Industry leaders value seaweed as a regenerative and bio-based feedstock and the report emphasizes the value of seaweeds and seagrasses in cleaning and balancing the ocean, restoring marine habitats, removing legacy atmospheric carbon, protecting coastal property, controlling run-off pollution, and enriching voluntary carbon and nitrogen offset markets.
“Developing this report provided ARS an opportunity to work with seaweed and seagrass stakeholders that have not typically interacted with our Agency,” said Caird Rexroad, ARS national program leader for Aquaculture. “These stakeholders represent an up-and-coming industry that has tremendous potential to generate revenue and benefit the environment.”
In 2019, congress requested a comprehensive evaluation of U.S. seaweeds and seagrass farming and appointed the USDA to lead an interagency and public process to obtain the necessary information.

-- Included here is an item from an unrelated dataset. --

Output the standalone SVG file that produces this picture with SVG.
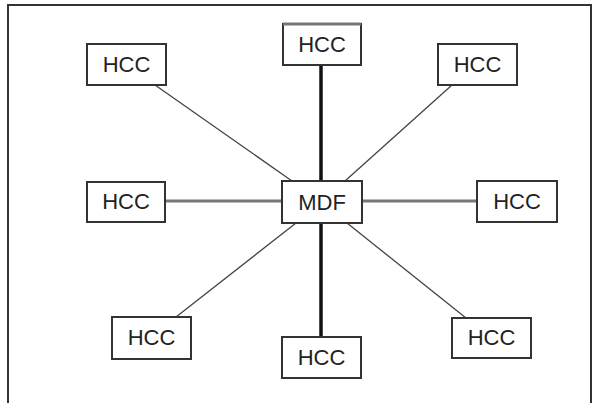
<svg xmlns="http://www.w3.org/2000/svg" width="597" height="403" viewBox="0 0 597 403">
<style>
.box{fill:#fff;stroke:#333;stroke-width:2}
.t{font-family:"Liberation Sans",Arial,sans-serif;font-size:22px;fill:#222;text-anchor:middle;dominant-baseline:central}
.thick{stroke:#111;stroke-width:3.5}
.mid{stroke:#777;stroke-width:3}
.thin{stroke:#444;stroke-width:1.3}
</style>
<rect width="597" height="403" fill="#fff"/>
<path d="M8 403 V5 H591 V403" fill="none" stroke="#333" stroke-width="2"/>
<g id="connectors">
<line class="thick" x1="321" y1="65" x2="321" y2="181"/>
<line class="thick" x1="321" y1="223" x2="321" y2="337"/>
<line class="mid" x1="165" y1="201" x2="282" y2="201"/>
<line class="mid" x1="362" y1="201" x2="477" y2="201"/>
<line class="thin" x1="155" y1="85" x2="292" y2="181"/>
<line class="thin" x1="452" y1="85" x2="345" y2="181"/>
<line class="thin" x1="296" y1="223" x2="176" y2="317"/>
<line class="thin" x1="347" y1="223" x2="466" y2="318"/>
</g>
<g id="mdf"><rect class="box" x="282" y="181" width="80" height="42"/><text class="t" x="322" y="202">MDF</text></g>
<g id="hcc-top"><rect class="box" x="283" y="24" width="78" height="41"/><line x1="283" y1="24" x2="361" y2="24" stroke="#777" stroke-width="3"/><text class="t" x="322" y="44">HCC</text></g>
<g id="hcc-top-left"><rect class="box" x="87" y="44" width="79" height="41"/><text class="t" x="126.5" y="64">HCC</text></g>
<g id="hcc-top-right"><rect class="box" x="438" y="44" width="79" height="41"/><text class="t" x="477.5" y="64">HCC</text></g>
<g id="hcc-left"><rect class="box" x="87" y="182" width="78" height="40"/><text class="t" x="126" y="201.5">HCC</text></g>
<g id="hcc-right"><rect class="box" x="477" y="181" width="80" height="41"/><text class="t" x="517" y="201">HCC</text></g>
<g id="hcc-bottom-left"><rect class="box" x="112" y="317" width="79" height="42"/><text class="t" x="151.5" y="337.5">HCC</text></g>
<g id="hcc-bottom"><rect class="box" x="282" y="337" width="79" height="41"/><text class="t" x="321.5" y="357">HCC</text></g>
<g id="hcc-bottom-right"><rect class="box" x="452" y="318" width="79" height="40"/><text class="t" x="491.5" y="337.5">HCC</text></g>
</svg>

The money to support this effort was released in 2021. USDA contracted Bigelow Laboratory, an independent and nonprofit research institute that studies global ocean health, to execute the work and help fulfill the congressional mandate.
Bigelow Laboratory’s Center for Seafood Solutions collaborated with the 42-member U.S. Government Interagency Working Group for the Research of Farming of Seaweeds and Seagrasses to gain valuable understanding of the state of the science and industry through a series of inclusive virtual listening sessions and workshops, purposeful research projects, and one-on-one meetings.
The final report is shaped by stakeholder insight, science, and facts and includes valuable perspectives from Indigenous people.
“The future of this sector is bright,” Price said. “Let’s turn this great report into action and benefit America’s coastal communities by implementing its thoughtful recommendations.”